Write out each line exactly as given. Leave the pictures out of your copy.

- _DATA SECTION_:
---

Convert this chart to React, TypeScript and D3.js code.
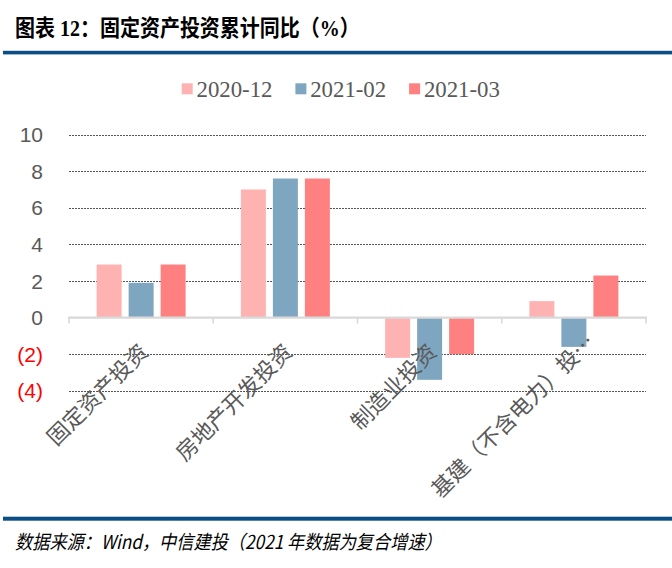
import React from "react";
import * as d3 from "d3";

const categories = ["固定资产投资", "房地产开发投资", "制造业投资", "基建（不含电力）投…"];
const seriesNames = ["2020-12", "2021-02", "2021-03"];
const v202012 = [2.9, 7.0, -2.2, 0.9];
const v202102 = [1.9, 7.6, -3.4, -1.6];
const v202103 = [2.9, 7.6, -2.0, 2.3];
const yTicks = [-4, -2, 0, 2, 4, 6, 8, 10];
const colors = ["#FFB2B2", "#7FA6C0", "#FF8080"];

const W = 672;
const H = 568;

export default function App() {
  const series = [v202012, v202102, v202103];
  const x = d3.scaleBand<string>().domain(categories).range([69, 646]).paddingInner(0).paddingOuter(0);
  const xs = d3
    .scaleBand<string>()
    .domain(seriesNames)
    .range([0, x.bandwidth()])
    .paddingInner(0.219)
    .paddingOuter(0.864);
  const y = d3.scaleLinear().domain([-4, 10]).range([390.8, 134.6]);
  const fmt = (v: number) => (v < 0 ? `(${Math.abs(v)})` : `${v}`);
  const gray = "#595959";

  return (
    <svg width={W} height={H} style={{ position: "absolute", left: 0, top: 0, background: "#fff" }}>
      <rect x={0} y={0} width={W} height={H} fill="#fff" />
      {/* Title */}
      <g transform="translate(15,35.5) scale(1,1.12)">
        <text
          x={0}
          y={0}
          fontFamily="'Liberation Serif','Noto Sans CJK SC'"
          fontWeight="bold"
          fontSize={20}
          fill="#000"
        >
          图表 12：固定资产投资累计同比（%）
        </text>
      </g>
      <rect x={3} y={50.8} width={W - 3} height={3.6} fill="#0B4E86" />

      {/* Legend */}
      {seriesNames.map((s, i) => (
        <g key={s}>
          <rect x={181.7 + i * 113.7} y={83.3} width={11} height={11} fill={colors[i]} />
          <text
            x={196.5 + i * 113.7}
            y={97}
            fontFamily="'Liberation Serif'"
            fontSize={22.8}
            fill={gray}
          >
            {s}
          </text>
        </g>
      ))}

      {/* Grid */}
      {yTicks
        .filter((t) => t !== 0)
        .map((t) => (
          <line
            key={t}
            x1={69}
            x2={646}
            y1={Math.round(y(t)) + 0.5}
            y2={Math.round(y(t)) + 0.5}
            stroke="#555"
            strokeWidth={1}
            strokeDasharray="2 1"
          />
        ))}

      {/* Y labels */}
      {yTicks.map((t) => (
        <text
          key={t}
          x={43}
          y={y(t)}
          dy="0.36em"
          textAnchor="end"
          fontFamily="'Liberation Sans', Arial"
          fontSize={21}
          fill={t < 0 ? "#FF0000" : gray}
        >
          {fmt(t)}
        </text>
      ))}

      {/* Bars */}
      {categories.map((c, ci) => (
        <g key={c} transform={`translate(${x(c)},0)`}>
          {series.map((vals, si) => {
            const v = vals[ci];
            const y0 = y(0);
            const y1 = y(v);
            return (
              <rect
                key={si}
                x={xs(seriesNames[si])}
                y={Math.min(y0, y1)}
                width={xs.bandwidth()}
                height={Math.abs(y1 - y0)}
                fill={colors[si]}
              />
            );
          })}
        </g>
      ))}

      {/* Axis line at 0 */}
      <line x1={68} x2={647} y1={y(0)} y2={y(0)} stroke="#D9D9D9" strokeWidth={2.2} />
      {[...categories.map((c) => x(c) as number), 646].map((tx, i) => (
        <line key={i} x1={tx} x2={tx} y1={y(0)} y2={y(0) + 6} stroke="#D9D9D9" strokeWidth={1.6} />
      ))}

      {/* Category labels */}
      {categories.map((c) => {
        const cx = (x(c) as number) + x.bandwidth() / 2;
        const truncated = c.endsWith("…");
        const ax = cx + 3 + (truncated ? 14 : 0);
        const ay = 348 + (truncated ? -10 : 0);
        return (
          <text
            key={c}
            transform={`translate(${ax},${ay}) rotate(-45)`}
            textAnchor="end"
            dy="0.35em"
            fontFamily="'Noto Sans CJK SC'"
            fontSize={22}
            fill={gray}
          >
            {c}
          </text>
        );
      })}

      {/* Bottom rule and source */}
      <rect x={3} y={516.7} width={W - 3} height={4} fill="#0B4E86" />
      <g transform="translate(15,549) scale(1,1.12)">
        <text
          x={0}
          y={0}
          fontFamily="'Noto Sans CJK SC'"
          fontStyle="italic"
          fontSize={17.2}
          fill="#000"
        >
          数据来源：Wind，中信建投（2021 年数据为复合增速）
        </text>
      </g>
    </svg>
  );
}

---

- _ANSWER TO THE EXERCISE_:
Convert this chart to React, TypeScript and D3.js code.
import React from "react";
import * as d3 from "d3";

const categories = ["固定资产投资", "房地产开发投资", "制造业投资", "基建（不含电力）投…"];
const seriesNames = ["2020-12", "2021-02", "2021-03"];
const v202012 = [2.9, 7.0, -2.2, 0.9];
const v202102 = [1.9, 7.6, -3.4, -1.6];
const v202103 = [2.9, 7.6, -2.0, 2.3];
const yTicks = [-4, -2, 0, 2, 4, 6, 8, 10];
const colors = ["#FFB2B2", "#7FA6C0", "#FF8080"];

const W = 672;
const H = 568;

export default function App() {
  const series = [v202012, v202102, v202103];
  const x = d3.scaleBand<string>().domain(categories).range([69, 646]).paddingInner(0).paddingOuter(0);
  const xs = d3
    .scaleBand<string>()
    .domain(seriesNames)
    .range([0, x.bandwidth()])
    .paddingInner(0.219)
    .paddingOuter(0.864);
  const y = d3.scaleLinear().domain([-4, 10]).range([390.8, 134.6]);
  const fmt = (v: number) => (v < 0 ? `(${Math.abs(v)})` : `${v}`);
  const gray = "#595959";

  return (
    <svg width={W} height={H} style={{ position: "absolute", left: 0, top: 0, background: "#fff" }}>
      <rect x={0} y={0} width={W} height={H} fill="#fff" />
      {/* Title */}
      <g transform="translate(15,35.5) scale(1,1.12)">
        <text
          x={0}
          y={0}
          fontFamily="'Liberation Serif','Noto Sans CJK SC'"
          fontWeight="bold"
          fontSize={20}
          fill="#000"
        >
          图表 12：固定资产投资累计同比（%）
        </text>
      </g>
      <rect x={3} y={50.8} width={W - 3} height={3.6} fill="#0B4E86" />

      {/* Legend */}
      {seriesNames.map((s, i) => (
        <g key={s}>
          <rect x={181.7 + i * 113.7} y={83.3} width={11} height={11} fill={colors[i]} />
          <text
            x={196.5 + i * 113.7}
            y={97}
            fontFamily="'Liberation Serif'"
            fontSize={22.8}
            fill={gray}
          >
            {s}
          </text>
        </g>
      ))}

      {/* Grid */}
      {yTicks
        .filter((t) => t !== 0)
        .map((t) => (
          <line
            key={t}
            x1={69}
            x2={646}
            y1={Math.round(y(t)) + 0.5}
            y2={Math.round(y(t)) + 0.5}
            stroke="#555"
            strokeWidth={1}
            strokeDasharray="2 1"
          />
        ))}

      {/* Y labels */}
      {yTicks.map((t) => (
        <text
          key={t}
          x={43}
          y={y(t)}
          dy="0.36em"
          textAnchor="end"
          fontFamily="'Liberation Sans', Arial"
          fontSize={21}
          fill={t < 0 ? "#FF0000" : gray}
        >
          {fmt(t)}
        </text>
      ))}

      {/* Bars */}
      {categories.map((c, ci) => (
        <g key={c} transform={`translate(${x(c)},0)`}>
          {series.map((vals, si) => {
            const v = vals[ci];
            const y0 = y(0);
            const y1 = y(v);
            return (
              <rect
                key={si}
                x={xs(seriesNames[si])}
                y={Math.min(y0, y1)}
                width={xs.bandwidth()}
                height={Math.abs(y1 - y0)}
                fill={colors[si]}
              />
            );
          })}
        </g>
      ))}

      {/* Axis line at 0 */}
      <line x1={68} x2={647} y1={y(0)} y2={y(0)} stroke="#D9D9D9" strokeWidth={2.2} />
      {[...categories.map((c) => x(c) as number), 646].map((tx, i) => (
        <line key={i} x1={tx} x2={tx} y1={y(0)} y2={y(0) + 6} stroke="#D9D9D9" strokeWidth={1.6} />
      ))}

      {/* Category labels */}
      {categories.map((c) => {
        const cx = (x(c) as number) + x.bandwidth() / 2;
        const truncated = c.endsWith("…");
        const ax = cx + 3 + (truncated ? 14 : 0);
        const ay = 348 + (truncated ? -10 : 0);
        return (
          <text
            key={c}
            transform={`translate(${ax},${ay}) rotate(-45)`}
            textAnchor="end"
            dy="0.35em"
            fontFamily="'Noto Sans CJK SC'"
            fontSize={22}
            fill={gray}
          >
            {c}
          </text>
        );
      })}

      {/* Bottom rule and source */}
      <rect x={3} y={516.7} width={W - 3} height={4} fill="#0B4E86" />
      <g transform="translate(15,549) scale(1,1.12)">
        <text
          x={0}
          y={0}
          fontFamily="'Noto Sans CJK SC'"
          fontStyle="italic"
          fontSize={17.2}
          fill="#000"
        >
          数据来源：Wind，中信建投（2021 年数据为复合增速）
        </text>
      </g>
    </svg>
  );
}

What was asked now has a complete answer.